Sequim midfielder Natalya James, left, vies for the ball during a 2019 win over Bremerton. James recently signed to play soccer at Edmonds College. Sequim Gazette file photo by Michael Dashiell

Sequim midfielder Natalya James, left, vies for the ball during a 2019 win over Bremerton. James recently signed to play soccer at Edmonds College.
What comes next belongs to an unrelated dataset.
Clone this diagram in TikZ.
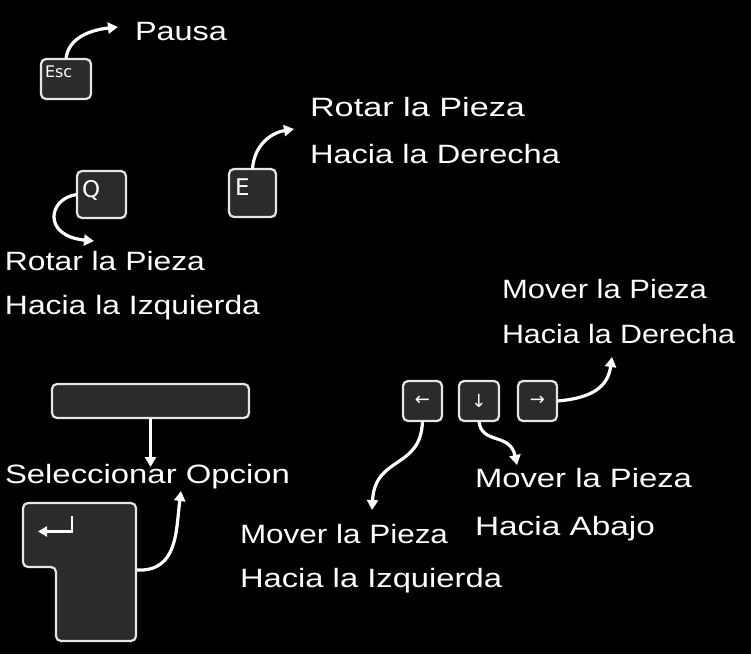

Sequim Gazette file photo by Michael Dashiell

Sequim duo in good company

Sequim seniors Natalya James and Amara Sayer will bring more of the Olympic Peninsula and the Olympic League to their next destination, Edmonds College.

James, a four-year starter in the midfield for the Wolves, and Sayer, a Sequim defender who traded in her ballet shoes for soccer cleats, both signed letters of intent to play soccer for the Tritons.

James and Sayer will join former Wolves teammate Gabby Happe and Port Angeles graduate Lucah Folden, a rival during high school play but a teammate during training with the Peninsula Soccer Academy on the Edmonds roster. Class of 2020 members Happe, Folden and Olympic’s Kiarra Richards all signed with Edmonds earlier this year.

“That’s what’s really unique about Edmonds, we’ve all been super rivals in the league, but we all mesh together well,” Sayer said.

“We already know their playing style and we’re already bonded by playing against each other,” James added.

Tritons coach Aaron Howe previously coached James’ brother Evan, a former Sequim player now at Spokane Community College.

He’s excited about bringing aboard two more Sequim standouts.

“Amara is a defender that has outstanding athleticism and can cross well with both feet,” Howe said. “I can see her playing outside back or wingback or winger for us. She has strong potential.”

Sayer also is well known for her communication on the field, yelling out instructions on positioning and making sure opponents are accounted for.

“I like to talk,” Sayer said. “It helps me become a better player myself, talking about what’s going on in the game and constantly being verbal. I think it helps the team and keeps me aware of what’s happening.”

It’s been a rapid rise for Sayer, who joined Sequim girls soccer as a freshman after being brought up with ballet.

“It’s given me so much flexibility, strength and discipline,” Sayer said of her dance upbringing. “As a defender it’s all about discipline, and being aware of your surroundings and anticipating the next move.”

Sequim coach Derek Vander Velde said James has been a calm presence in the midfield.

“Other players look to Natalya for a sense of direction,” Vander Velde said. “She consistently puts herself in good positions and knows where and when to pass the ball or take space. She didn’t score a lot of goals, but she always was our defensive midfielder, a huge role that’s always working with the back line.”

Howe said he expects her to continue to play in the midfield, either continuing as a holding, or defensive, midfielder or even moving up to be an attacking midfielder.

“She’s got very good feet and is a strong tackler and player,” Howe said.

Vander Velde said both players have always had a growth mentality.

“For both of them they have always wanted to grow and to continually get better in their positions,” he said. “They kind of always took what the coaching staff said, and we were pretty nit-picky with them because we knew what they way were working toward, and they were always receptive to what we were working on.”

“I’m proud of both them in wanting to go and play and make opportunities for themselves. Now they get to go play with another alumni in Gabby and that’s so exciting for them.”

And both James and Sayer believe playing at Edmonds can open doors to four-year schools.

“I think Aaron will push you to the next level and I have that drive. He has good connections with other schools and I think he can get me to the next level,” James said.

“I like his coaching style and I feel Like if I want to he can help me find a place to continue playing a sport that I love,” Sayer said.

Sequim defender Amara Sayer, left, clears the ball from the Wolves’ end of the field during a 2019 Olympic League win over Bremerton. Sayer recently signed to play soccer at Edmonds College. Sequim Gazette file photo by Michael Dashiell

Sequim defender Amara Sayer, left, clears the ball from the Wolves’ end of the field during a 2019 Olympic League win over Bremerton. Sayer recently signed to play soccer at Edmonds College. Sequim Gazette file photo by Michael Dashiell

James and Sayer also take pride in establishing a new standard at Sequim, including being part of the first district championship-winning girls soccer team and making the first-ever state tournament appearance in school history in 2018.

“It’s really been awesome to see how much our success brought more attention to girls soccer at the school,” Sayer said.

James said she’s proud of the legacy her teams leave behind.

“We tried to push each other not just for us, but for future generations. Sequim had no record really, in girls soccer and we won a district championship and got to state. So we learned it’s possible, just don’t give up.”

And both players gave thanks to those who supported them along the way.

“Coach V and coach Antonio (Frutos), Erin Vigg, all the coaches,” Sayer said. “My parents have supported me so much, they even supported me when I decided to drop ballet after 11 years and paid for me to play a sport that isn’t exactly cheap.

James thanked her current coaches as well as Andrew Wagner, who coached her when she was younger.

“My family really has been a huge part of it as well,” James said.